* [SUPPLIED DATA]
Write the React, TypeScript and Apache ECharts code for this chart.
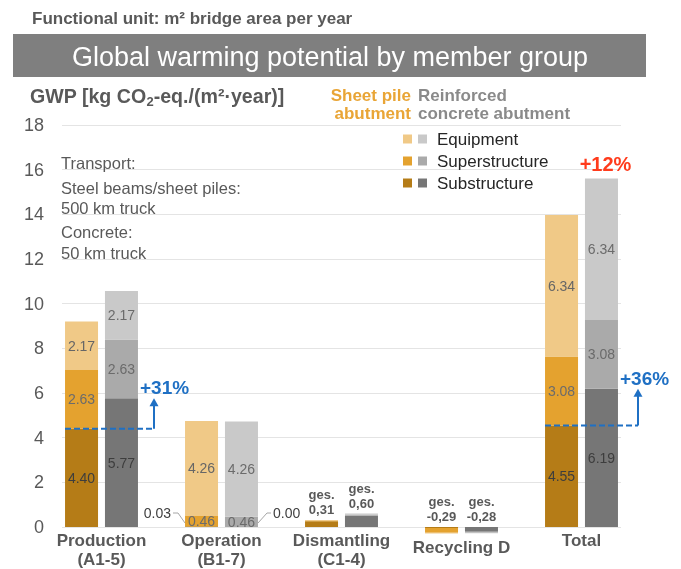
import React, { useEffect, useRef } from 'react';
import * as echarts from 'echarts';

const categories = ['Production\n(A1-5)', 'Operation\n(B1-7)', 'Dismantling\n(C1-4)', 'Recycling D', 'Total'];
// Sheet pile abutment
const sheetSub = [4.40, 0.03, 0.26, -0.04, 4.55];
const sheetSuper = [2.63, 0.46, 0.03, -0.22, 3.08];
const sheetEquip = [2.17, 4.26, 0.02, -0.03, 6.34];
// Reinforced concrete abutment
const concSub = [5.77, 0.00, 0.50, -0.21, 6.19];
const concSuper = [2.63, 0.46, 0.06, -0.05, 3.08];
const concEquip = [2.17, 4.26, 0.04, -0.02, 6.34];
// Stack totals written as "ges." labels
const sheetTotalText = ['', '', 'ges.\n0,31', 'ges.\n-0,29', ''];
const concTotalText = ['', '', 'ges.\n0,60', 'ges.\n-0,28', ''];
const yMin = 0;
const yMax = 18;
const yStep = 2;
const legendItems = ['Equipment', 'Superstructure', 'Substructure'];
const transportNotes = ['Transport:', 'Steel beams/sheet piles:', '500 km truck', 'Concrete:', '50 km truck'];

const ORANGE = ['#F0C987', '#E4A22F', '#B57C17'];
const GREY = ['#C9C9C9', '#AAAAAA', '#767676'];
const BLUE = '#1F70C4';
const RED = '#FF3B1C';
const TXT = '#595959';
const FF = 'Liberation Sans, Arial, sans-serif';

export default function App() {
  const ref = useRef<HTMLDivElement>(null);
  useEffect(() => {
    const chart = echarts.init(ref.current!, null, { renderer: 'svg' });
    const labelFor = (idx: number[], color: string) => ({
      show: true,
      position: 'inside',
      fontSize: 14,
      fontFamily: FF,
      color,
      formatter: (p: any) => (idx.includes(p.dataIndex) ? Number(p.value).toFixed(2) : ''),
    });
    const mk = (name: string, stack: string, data: number[], color: string, idx: number[], lc: string) => ({
      name,
      type: 'bar',
      stack,
      data,
      barWidth: 33,
      barGap: '21%',
      clip: false,
      xAxisIndex: 0,
      yAxisIndex: 0,
      itemStyle: { color },
      label: labelFor(idx, lc),
      z: 3,
    });
    const option: any = {
      animation: false,
      textStyle: { fontFamily: FF },
      grid: [
        { left: 41.5, right: 39.5, top: 125, bottom: 42 },
        { left: 62, right: 60, top: 125, bottom: 42 },
      ],
      xAxis: [
        {
          type: 'category',
          gridIndex: 0,
          data: categories.map((c) =>
            c === 'Recycling D' ? { value: c, textStyle: { lineHeight: 33 } } : c
          ),
          axisLine: { show: false },
          axisTick: { show: false },
          axisLabel: {
            interval: 0,
            margin: 4,
            fontSize: 17,
            fontWeight: 'bold',
            color: TXT,
            lineHeight: 19,
          },
        },
        { type: 'value', gridIndex: 1, show: false, min: 0, max: 1 },
      ],
      yAxis: [
        { type: 'value', gridIndex: 0, min: yMin, max: yMax, interval: yStep, show: false },
        {
          type: 'value',
          gridIndex: 1,
          min: yMin,
          max: yMax,
          interval: yStep,
          axisLine: { show: false },
          axisTick: { show: false },
          axisLabel: { fontSize: 18, color: TXT, margin: 18 },
          splitLine: { lineStyle: { color: '#E4E4E4', width: 1 } },
        },
      ],
      series: [
        mk('Sheet sub', 'sheet', sheetSub, ORANGE[2], [0, 4], '#3D3D3D'),
        mk('Sheet super', 'sheet', sheetSuper, ORANGE[1], [0, 1, 4], '#6B6B6B'),
        mk('Sheet equip', 'sheet', sheetEquip, ORANGE[0], [0, 1, 4], '#666666'),
        mk('Conc sub', 'conc', concSub, GREY[2], [0, 4], '#3D3D3D'),
        mk('Conc super', 'conc', concSuper, GREY[1], [0, 1, 4], '#6B6B6B'),
        mk('Conc equip', 'conc', concEquip, GREY[0], [0, 1, 4], '#6B6B6B'),
      ],
    };
    chart.setOption(option);

    const px = (i: number, v: number) => chart.convertToPixel({ xAxisIndex: 0, yAxisIndex: 0 }, [i, v]) as number[];
    const g: any[] = [];
    // header
    g.push({
      type: 'text', x: 32, y: 18,
      style: { text: 'Functional unit: m² bridge area per year', font: `bold 17px ${FF}`, fill: TXT, verticalAlign: 'middle' },
    });
    g.push({ type: 'rect', shape: { x: 13, y: 34, width: 633, height: 43 }, style: { fill: '#7F7F7F' } });
    g.push({
      type: 'text', x: 330, y: 57,
      style: { text: 'Global warming potential by member group', font: `500 27px ${FF}`, fill: '#FFFFFF', align: 'center', verticalAlign: 'middle' },
    });
    g.push({
      type: 'text', x: 30, y: 96,
      style: {
        text: 'GWP [kg CO{sub|2}-eq./(m²·year)]',
        font: `bold 19.6px ${FF}`,
        fill: TXT,
        verticalAlign: 'middle',
        rich: { sub: { font: `bold 13px ${FF}`, fill: TXT, padding: [10, 0, 0, 0] } },
      },
    });
    g.push({
      type: 'text', x: 411, y: 104,
      style: { text: 'Sheet pile\nabutment', font: `bold 17px ${FF}`, fill: '#E9A536', align: 'right', verticalAlign: 'middle', lineHeight: 18 },
    });
    g.push({
      type: 'text', x: 418, y: 104,
      style: { text: 'Reinforced\nconcrete abutment', font: `bold 17px ${FF}`, fill: '#8A8A8A', align: 'left', verticalAlign: 'middle', lineHeight: 18 },
    });
    // legend
    const rowY = [139, 161, 183];
    legendItems.forEach((name, k) => {
      g.push({ type: 'rect', shape: { x: 403, y: rowY[k] - 4.5, width: 9, height: 9 }, style: { fill: ORANGE[k] } });
      g.push({ type: 'rect', shape: { x: 418, y: rowY[k] - 4.5, width: 9, height: 9 }, style: { fill: GREY[k] } });
      g.push({
        type: 'text', x: 437, y: rowY[k],
        style: { text: name, font: `17px ${FF}`, fill: '#262626', verticalAlign: 'middle' },
      });
    });
    // transport notes
    const noteY = [163, 188, 208, 232, 253];
    transportNotes.forEach((t, k) => {
      g.push({
        type: 'text', x: 61, y: noteY[k],
        style: { text: t, font: `16.5px ${FF}`, fill: TXT, verticalAlign: 'middle' },
      });
    });

    const half = 20; // bar center offset
    const bw = 33;
    const sum = (a: number[], b: number[], c: number[], i: number) => a[i] + b[i] + c[i];

    // ges. labels
    for (let i = 0; i < categories.length; i++) {
      [
        [sheetTotalText, -half, sum(sheetSub, sheetSuper, sheetEquip, i)],
        [concTotalText, half, sum(concSub, concSuper, concEquip, i)],
      ].forEach(([arr, off, tot]: any) => {
        if (!arr[i]) return;
        const [cx, yy] = px(i, Math.max(tot, 0));
        g.push({
          type: 'text', x: cx + off, y: yy - 3,
          style: { text: arr[i], font: `bold 13px ${FF}`, fill: TXT, align: 'center', verticalAlign: 'bottom', lineHeight: 15 },
        });
      });
    }

    // leader labels for Operation substructure
    {
      const [cx, y0] = px(1, 0);
      const oL = cx - half - bw / 2;
      g.push({ type: 'polyline', shape: { points: [[oL - 12, y0 - 14], [oL - 7, y0 - 14], [oL, y0 - 4]] }, style: { stroke: '#A6A6A6', lineWidth: 1, fill: 'none' } });
      g.push({ type: 'text', x: oL - 14, y: y0 - 14, style: { text: sheetSub[1].toFixed(2), font: `14px ${FF}`, fill: '#404040', align: 'right', verticalAlign: 'middle' } });
      const gR = cx + half + bw / 2;
      g.push({ type: 'polyline', shape: { points: [[gR, y0 - 4], [gR + 9, y0 - 14], [gR + 13, y0 - 14]] }, style: { stroke: '#A6A6A6', lineWidth: 1, fill: 'none' } });
      g.push({ type: 'text', x: gR + 15, y: y0 - 14, style: { text: concSub[1].toFixed(2), font: `14px ${FF}`, fill: '#404040', align: 'left', verticalAlign: 'middle' } });
    }

    // increase arrows
    const arrow = (i: number, base: number, target: number, ext: number, text: string) => {
      const [cx, yb] = px(i, base);
      const [, yt] = px(i, target);
      const xl = cx - half - bw / 2;
      const xa = cx + ext;
      g.push({ type: 'line', shape: { x1: xl, y1: yb, x2: xa, y2: yb }, style: { stroke: BLUE, lineWidth: 2, lineDash: [6, 3] }, z: 10 });
      g.push({ type: 'line', shape: { x1: xa, y1: yb, x2: xa, y2: yt + 6 }, style: { stroke: BLUE, lineWidth: 2 }, z: 10 });
      g.push({ type: 'polygon', shape: { points: [[xa - 4.5, yt + 8], [xa + 4.5, yt + 8], [xa, yt]] }, style: { fill: BLUE }, z: 10 });
      g.push({ type: 'text', x: cx + 38.5, y: yt - 1, style: { text, font: `bold 19px ${FF}`, fill: BLUE, verticalAlign: 'bottom' }, z: 10 });
    };
    arrow(0, sheetSub[0], concSub[0], 52.5, '+31%');
    arrow(4, sheetSub[4], concSub[4], 56.5, '+36%');

    {
      const [cx, yt] = px(4, sum(concSub, concSuper, concEquip, 4));
      g.push({ type: 'text', x: cx + half + 4, y: yt - 4, style: { text: '+12%', font: `bold 20px ${FF}`, fill: RED, align: 'center', verticalAlign: 'bottom' }, z: 10 });
    }

    chart.setOption({ graphic: g });
    return () => chart.dispose();
  }, []);
  return <div ref={ref} style={{ position: 'fixed', left: 0, top: 0, width: 681, height: 569 }} />;
}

* [PROBLEM REQUIREMENTS] Please repeat exactly the data above from its first line to the line that contains "import * as echarts from 'echarts';", inclusive, and leave every picture out.

* [EXERCISE OUTPUT]
Write the React, TypeScript and Apache ECharts code for this chart.
import React, { useEffect, useRef } from 'react';
import * as echarts from 'echarts';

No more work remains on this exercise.